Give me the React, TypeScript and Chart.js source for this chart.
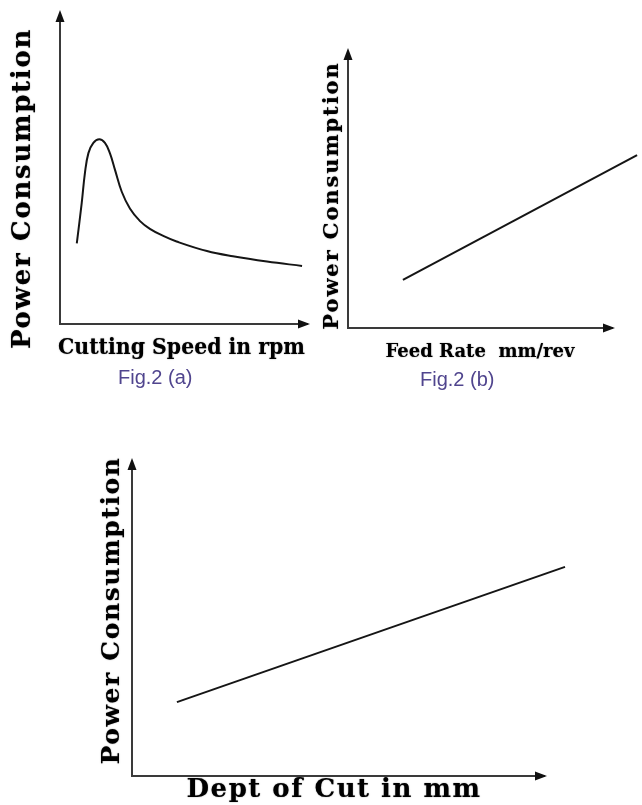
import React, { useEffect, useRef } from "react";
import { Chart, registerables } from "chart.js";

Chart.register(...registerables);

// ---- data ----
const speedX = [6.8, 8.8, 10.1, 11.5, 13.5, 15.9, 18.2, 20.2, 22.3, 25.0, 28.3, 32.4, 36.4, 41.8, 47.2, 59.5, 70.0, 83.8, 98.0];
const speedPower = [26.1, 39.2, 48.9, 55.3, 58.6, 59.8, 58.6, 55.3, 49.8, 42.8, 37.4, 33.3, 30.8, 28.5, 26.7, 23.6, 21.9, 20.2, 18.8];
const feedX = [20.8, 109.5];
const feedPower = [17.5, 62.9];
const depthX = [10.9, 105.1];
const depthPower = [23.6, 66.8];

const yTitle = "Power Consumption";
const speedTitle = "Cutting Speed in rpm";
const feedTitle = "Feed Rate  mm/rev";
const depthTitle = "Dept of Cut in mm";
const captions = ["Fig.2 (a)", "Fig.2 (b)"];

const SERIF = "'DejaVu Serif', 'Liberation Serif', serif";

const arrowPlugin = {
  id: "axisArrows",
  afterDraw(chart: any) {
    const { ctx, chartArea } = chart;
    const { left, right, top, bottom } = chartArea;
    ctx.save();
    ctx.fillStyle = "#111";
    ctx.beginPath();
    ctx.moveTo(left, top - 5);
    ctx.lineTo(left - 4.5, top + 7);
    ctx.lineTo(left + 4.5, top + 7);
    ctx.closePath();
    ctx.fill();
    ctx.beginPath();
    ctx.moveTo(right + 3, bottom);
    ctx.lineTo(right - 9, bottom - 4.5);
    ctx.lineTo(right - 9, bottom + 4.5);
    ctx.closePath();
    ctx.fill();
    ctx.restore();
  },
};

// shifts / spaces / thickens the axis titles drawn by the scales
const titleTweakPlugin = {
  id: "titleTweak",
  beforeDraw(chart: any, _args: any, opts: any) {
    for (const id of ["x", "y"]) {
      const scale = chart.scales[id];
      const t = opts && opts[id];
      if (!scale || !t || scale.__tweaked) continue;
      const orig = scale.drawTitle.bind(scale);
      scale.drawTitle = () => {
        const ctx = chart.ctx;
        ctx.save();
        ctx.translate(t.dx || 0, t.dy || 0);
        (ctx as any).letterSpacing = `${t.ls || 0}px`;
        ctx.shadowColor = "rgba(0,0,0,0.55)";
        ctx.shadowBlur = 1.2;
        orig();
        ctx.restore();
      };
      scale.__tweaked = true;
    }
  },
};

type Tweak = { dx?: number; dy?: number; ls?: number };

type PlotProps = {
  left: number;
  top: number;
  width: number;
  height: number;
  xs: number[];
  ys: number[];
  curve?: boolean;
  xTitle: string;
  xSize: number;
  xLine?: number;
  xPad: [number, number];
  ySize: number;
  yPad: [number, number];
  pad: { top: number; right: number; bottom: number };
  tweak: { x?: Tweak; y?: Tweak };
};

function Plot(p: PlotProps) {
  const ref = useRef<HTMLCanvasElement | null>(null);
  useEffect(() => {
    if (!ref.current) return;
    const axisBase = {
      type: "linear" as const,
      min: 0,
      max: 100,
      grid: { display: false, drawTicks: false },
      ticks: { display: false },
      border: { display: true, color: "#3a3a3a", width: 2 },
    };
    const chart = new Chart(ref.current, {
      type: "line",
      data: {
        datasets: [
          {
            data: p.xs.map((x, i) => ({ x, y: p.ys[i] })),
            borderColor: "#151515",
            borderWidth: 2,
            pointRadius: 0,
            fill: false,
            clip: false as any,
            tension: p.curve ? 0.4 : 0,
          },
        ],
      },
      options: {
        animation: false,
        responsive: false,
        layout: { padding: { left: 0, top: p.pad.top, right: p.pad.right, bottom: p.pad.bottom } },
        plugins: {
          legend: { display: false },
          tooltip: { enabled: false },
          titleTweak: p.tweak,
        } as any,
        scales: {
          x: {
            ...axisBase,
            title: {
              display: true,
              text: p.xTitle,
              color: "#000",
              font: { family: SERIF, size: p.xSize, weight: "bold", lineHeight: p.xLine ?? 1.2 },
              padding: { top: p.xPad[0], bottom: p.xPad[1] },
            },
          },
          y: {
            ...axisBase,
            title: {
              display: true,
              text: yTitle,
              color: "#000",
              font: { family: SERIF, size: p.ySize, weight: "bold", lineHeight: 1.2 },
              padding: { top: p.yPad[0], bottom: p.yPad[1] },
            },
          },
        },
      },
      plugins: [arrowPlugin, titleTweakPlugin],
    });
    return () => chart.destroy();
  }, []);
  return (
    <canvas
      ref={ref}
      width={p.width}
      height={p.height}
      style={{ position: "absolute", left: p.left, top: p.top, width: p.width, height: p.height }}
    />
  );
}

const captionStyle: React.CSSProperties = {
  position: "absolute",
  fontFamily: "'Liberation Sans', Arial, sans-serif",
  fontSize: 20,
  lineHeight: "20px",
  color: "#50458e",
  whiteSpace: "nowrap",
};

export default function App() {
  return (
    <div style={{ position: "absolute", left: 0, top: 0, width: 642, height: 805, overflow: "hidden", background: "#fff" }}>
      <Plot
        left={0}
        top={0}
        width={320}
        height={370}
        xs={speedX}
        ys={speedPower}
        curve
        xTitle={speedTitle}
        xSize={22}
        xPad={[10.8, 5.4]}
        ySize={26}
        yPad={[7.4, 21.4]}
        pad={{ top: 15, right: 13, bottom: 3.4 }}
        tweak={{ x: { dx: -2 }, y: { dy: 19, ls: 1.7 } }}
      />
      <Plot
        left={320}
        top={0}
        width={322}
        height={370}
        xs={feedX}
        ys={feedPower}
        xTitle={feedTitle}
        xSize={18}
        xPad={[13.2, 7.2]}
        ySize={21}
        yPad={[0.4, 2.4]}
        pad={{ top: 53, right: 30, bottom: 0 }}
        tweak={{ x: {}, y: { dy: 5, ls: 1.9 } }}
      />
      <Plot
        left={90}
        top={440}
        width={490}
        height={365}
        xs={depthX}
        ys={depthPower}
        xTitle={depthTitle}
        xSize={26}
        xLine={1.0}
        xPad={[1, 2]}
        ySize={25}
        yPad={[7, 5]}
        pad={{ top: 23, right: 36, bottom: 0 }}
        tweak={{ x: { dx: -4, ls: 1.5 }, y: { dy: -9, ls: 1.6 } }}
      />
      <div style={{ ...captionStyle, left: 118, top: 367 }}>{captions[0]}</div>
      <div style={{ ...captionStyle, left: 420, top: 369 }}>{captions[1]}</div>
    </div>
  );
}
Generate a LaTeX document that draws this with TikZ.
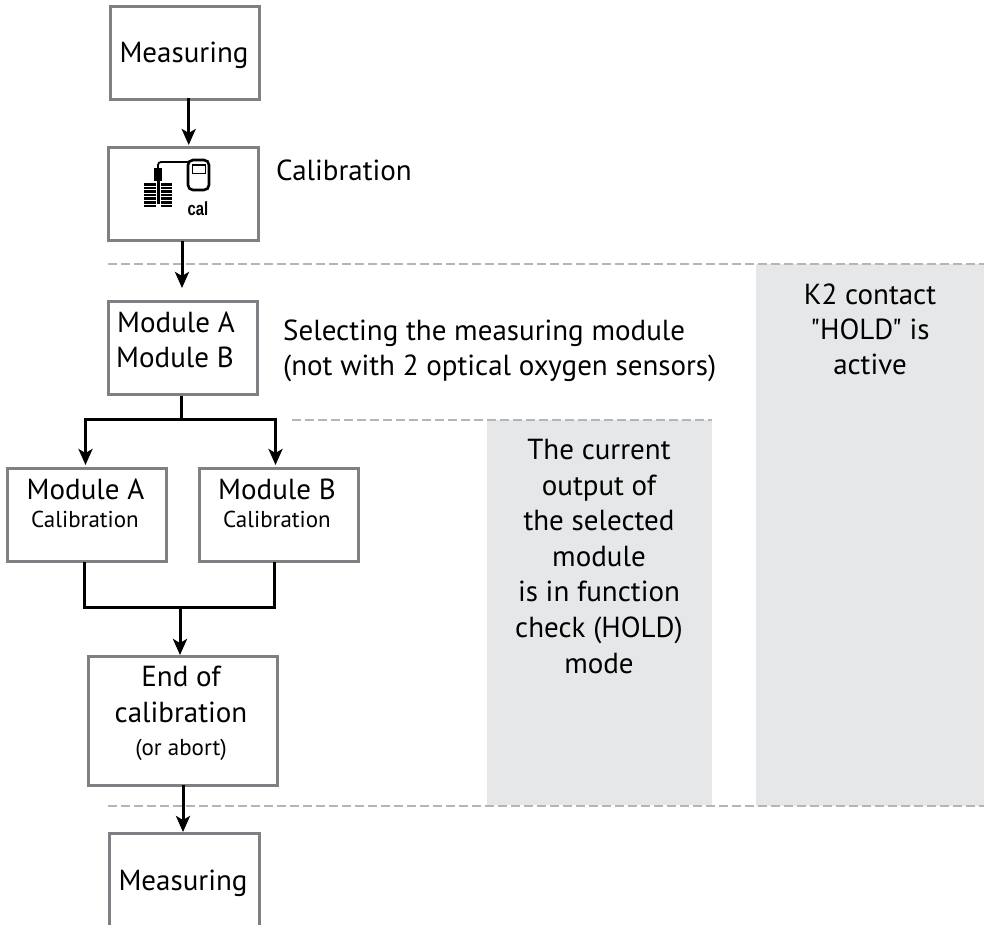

Task directions. Transcribe the opening line of the listing above, please, and every line after it through the line with "Chart.register(...registerables);", word for word, without pictures.

Complete output.
Give me the React, TypeScript and Chart.js source for this chart.
import React, { useEffect, useRef } from "react";
import { Chart, registerables } from "chart.js";

Chart.register(...registerables);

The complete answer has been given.